--- begin ---
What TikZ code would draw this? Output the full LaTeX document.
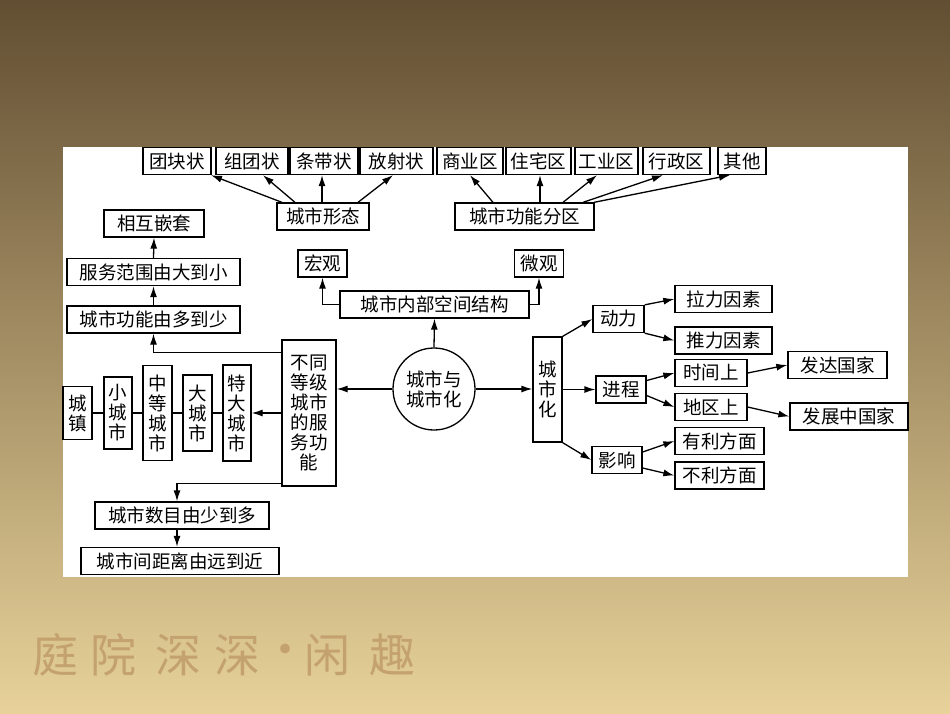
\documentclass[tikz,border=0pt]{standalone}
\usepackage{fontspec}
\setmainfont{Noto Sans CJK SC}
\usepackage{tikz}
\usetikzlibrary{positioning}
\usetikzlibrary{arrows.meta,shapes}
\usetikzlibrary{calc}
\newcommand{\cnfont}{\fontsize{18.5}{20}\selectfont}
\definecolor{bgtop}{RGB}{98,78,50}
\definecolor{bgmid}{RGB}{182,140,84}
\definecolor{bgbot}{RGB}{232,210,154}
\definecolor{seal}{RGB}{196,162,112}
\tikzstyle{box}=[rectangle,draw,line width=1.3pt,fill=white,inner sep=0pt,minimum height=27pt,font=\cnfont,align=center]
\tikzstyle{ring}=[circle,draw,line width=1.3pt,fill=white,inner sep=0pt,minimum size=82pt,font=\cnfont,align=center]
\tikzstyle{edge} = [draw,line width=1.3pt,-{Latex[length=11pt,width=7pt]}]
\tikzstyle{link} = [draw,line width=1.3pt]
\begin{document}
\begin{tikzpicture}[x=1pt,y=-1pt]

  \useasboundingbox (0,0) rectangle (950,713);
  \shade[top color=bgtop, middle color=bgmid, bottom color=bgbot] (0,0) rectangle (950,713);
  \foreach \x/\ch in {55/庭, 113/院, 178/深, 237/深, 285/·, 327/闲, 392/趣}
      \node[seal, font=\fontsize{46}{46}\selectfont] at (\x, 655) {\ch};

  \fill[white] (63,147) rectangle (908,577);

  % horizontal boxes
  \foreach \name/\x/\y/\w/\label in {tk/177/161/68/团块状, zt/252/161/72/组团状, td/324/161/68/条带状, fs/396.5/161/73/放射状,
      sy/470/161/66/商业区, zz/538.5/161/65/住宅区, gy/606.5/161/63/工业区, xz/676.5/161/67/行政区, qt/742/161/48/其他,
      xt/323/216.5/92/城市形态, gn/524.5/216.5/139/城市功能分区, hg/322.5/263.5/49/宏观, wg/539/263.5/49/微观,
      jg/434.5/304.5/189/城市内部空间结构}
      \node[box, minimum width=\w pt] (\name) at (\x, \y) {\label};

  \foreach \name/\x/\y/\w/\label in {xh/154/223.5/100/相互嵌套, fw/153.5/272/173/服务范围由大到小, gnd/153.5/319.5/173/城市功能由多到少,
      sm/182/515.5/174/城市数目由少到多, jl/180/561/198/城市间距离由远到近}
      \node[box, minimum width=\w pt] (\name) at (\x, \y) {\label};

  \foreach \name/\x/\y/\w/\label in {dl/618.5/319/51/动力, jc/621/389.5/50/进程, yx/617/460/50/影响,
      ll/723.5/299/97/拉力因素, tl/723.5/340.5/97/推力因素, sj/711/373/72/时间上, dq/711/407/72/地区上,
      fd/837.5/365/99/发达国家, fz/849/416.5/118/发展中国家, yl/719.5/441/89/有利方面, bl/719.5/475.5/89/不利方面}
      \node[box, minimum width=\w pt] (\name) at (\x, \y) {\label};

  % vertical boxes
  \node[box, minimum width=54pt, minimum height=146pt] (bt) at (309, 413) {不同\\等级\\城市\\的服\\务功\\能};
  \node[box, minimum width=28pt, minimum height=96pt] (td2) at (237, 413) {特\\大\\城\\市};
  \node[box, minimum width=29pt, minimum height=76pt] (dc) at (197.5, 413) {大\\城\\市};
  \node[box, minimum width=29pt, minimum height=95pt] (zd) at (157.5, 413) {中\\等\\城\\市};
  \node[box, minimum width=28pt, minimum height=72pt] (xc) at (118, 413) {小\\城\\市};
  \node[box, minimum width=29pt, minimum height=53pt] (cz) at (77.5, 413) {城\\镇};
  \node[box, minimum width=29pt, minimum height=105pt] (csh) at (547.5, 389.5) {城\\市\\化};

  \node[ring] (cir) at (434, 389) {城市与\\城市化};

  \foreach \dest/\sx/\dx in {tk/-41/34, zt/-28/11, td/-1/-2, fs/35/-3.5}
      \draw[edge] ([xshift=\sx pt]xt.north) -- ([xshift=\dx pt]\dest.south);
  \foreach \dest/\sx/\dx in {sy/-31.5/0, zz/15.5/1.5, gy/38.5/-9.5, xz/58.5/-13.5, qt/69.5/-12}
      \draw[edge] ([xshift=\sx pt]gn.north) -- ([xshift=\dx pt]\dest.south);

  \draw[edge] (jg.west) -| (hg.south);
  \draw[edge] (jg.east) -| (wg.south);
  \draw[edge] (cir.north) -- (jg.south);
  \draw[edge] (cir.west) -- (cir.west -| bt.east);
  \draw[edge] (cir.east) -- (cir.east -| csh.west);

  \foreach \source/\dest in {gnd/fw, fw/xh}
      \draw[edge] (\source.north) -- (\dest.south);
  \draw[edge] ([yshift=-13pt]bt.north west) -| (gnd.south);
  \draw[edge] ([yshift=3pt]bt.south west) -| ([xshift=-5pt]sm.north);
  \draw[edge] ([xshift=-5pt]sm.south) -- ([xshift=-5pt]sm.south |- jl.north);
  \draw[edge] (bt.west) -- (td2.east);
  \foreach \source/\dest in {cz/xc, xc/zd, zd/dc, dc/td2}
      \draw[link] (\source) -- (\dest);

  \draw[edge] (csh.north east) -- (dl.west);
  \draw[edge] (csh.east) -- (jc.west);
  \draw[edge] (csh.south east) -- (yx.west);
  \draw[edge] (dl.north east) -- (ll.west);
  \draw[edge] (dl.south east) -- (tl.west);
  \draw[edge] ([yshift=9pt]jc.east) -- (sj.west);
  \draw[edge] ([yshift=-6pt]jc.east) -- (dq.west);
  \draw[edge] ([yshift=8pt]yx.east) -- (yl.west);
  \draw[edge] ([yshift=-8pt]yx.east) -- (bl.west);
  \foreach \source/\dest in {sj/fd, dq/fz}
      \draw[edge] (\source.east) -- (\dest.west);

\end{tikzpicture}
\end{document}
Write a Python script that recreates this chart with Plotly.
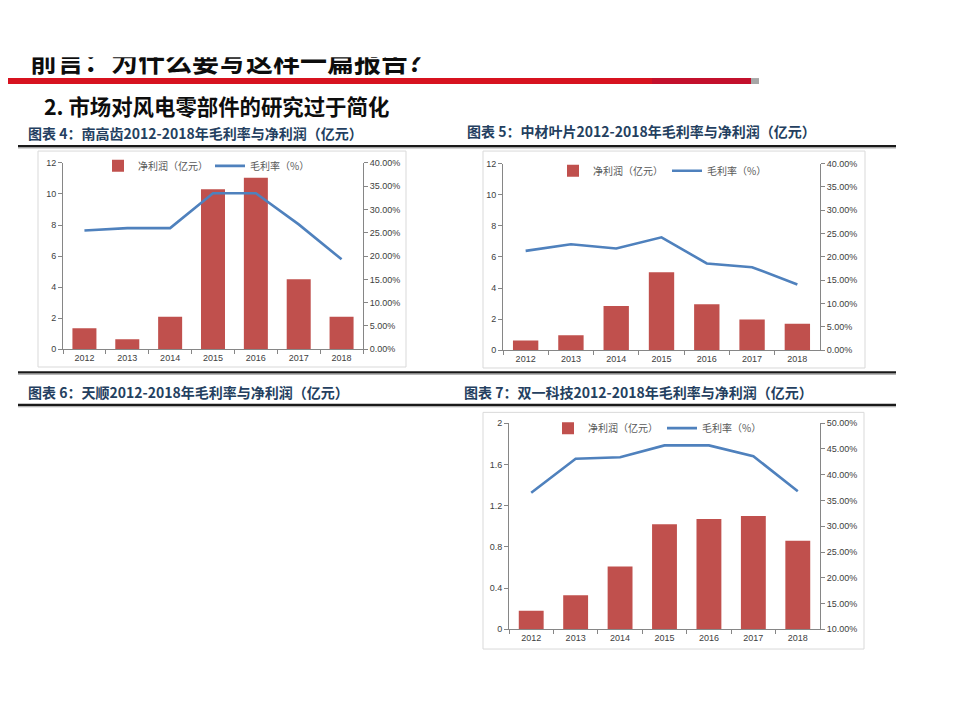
--- end ---
— Job —
Your task is to return the lines above, from the first one up to and including the line containing "(63,147) rectangle (908,577);", minus any pictures.

— Answer for this exercise —
What TikZ code would draw this? Output the full LaTeX document.
\documentclass[tikz,border=0pt]{standalone}
\usepackage{fontspec}
\setmainfont{Noto Sans CJK SC}
\usepackage{tikz}
\usetikzlibrary{positioning}
\usetikzlibrary{arrows.meta,shapes}
\usetikzlibrary{calc}
\newcommand{\cnfont}{\fontsize{18.5}{20}\selectfont}
\definecolor{bgtop}{RGB}{98,78,50}
\definecolor{bgmid}{RGB}{182,140,84}
\definecolor{bgbot}{RGB}{232,210,154}
\definecolor{seal}{RGB}{196,162,112}
\tikzstyle{box}=[rectangle,draw,line width=1.3pt,fill=white,inner sep=0pt,minimum height=27pt,font=\cnfont,align=center]
\tikzstyle{ring}=[circle,draw,line width=1.3pt,fill=white,inner sep=0pt,minimum size=82pt,font=\cnfont,align=center]
\tikzstyle{edge} = [draw,line width=1.3pt,-{Latex[length=11pt,width=7pt]}]
\tikzstyle{link} = [draw,line width=1.3pt]
\begin{document}
\begin{tikzpicture}[x=1pt,y=-1pt]

  \useasboundingbox (0,0) rectangle (950,713);
  \shade[top color=bgtop, middle color=bgmid, bottom color=bgbot] (0,0) rectangle (950,713);
  \foreach \x/\ch in {55/庭, 113/院, 178/深, 237/深, 285/·, 327/闲, 392/趣}
      \node[seal, font=\fontsize{46}{46}\selectfont] at (\x, 655) {\ch};

  \fill[white] (63,147) rectangle (908,577);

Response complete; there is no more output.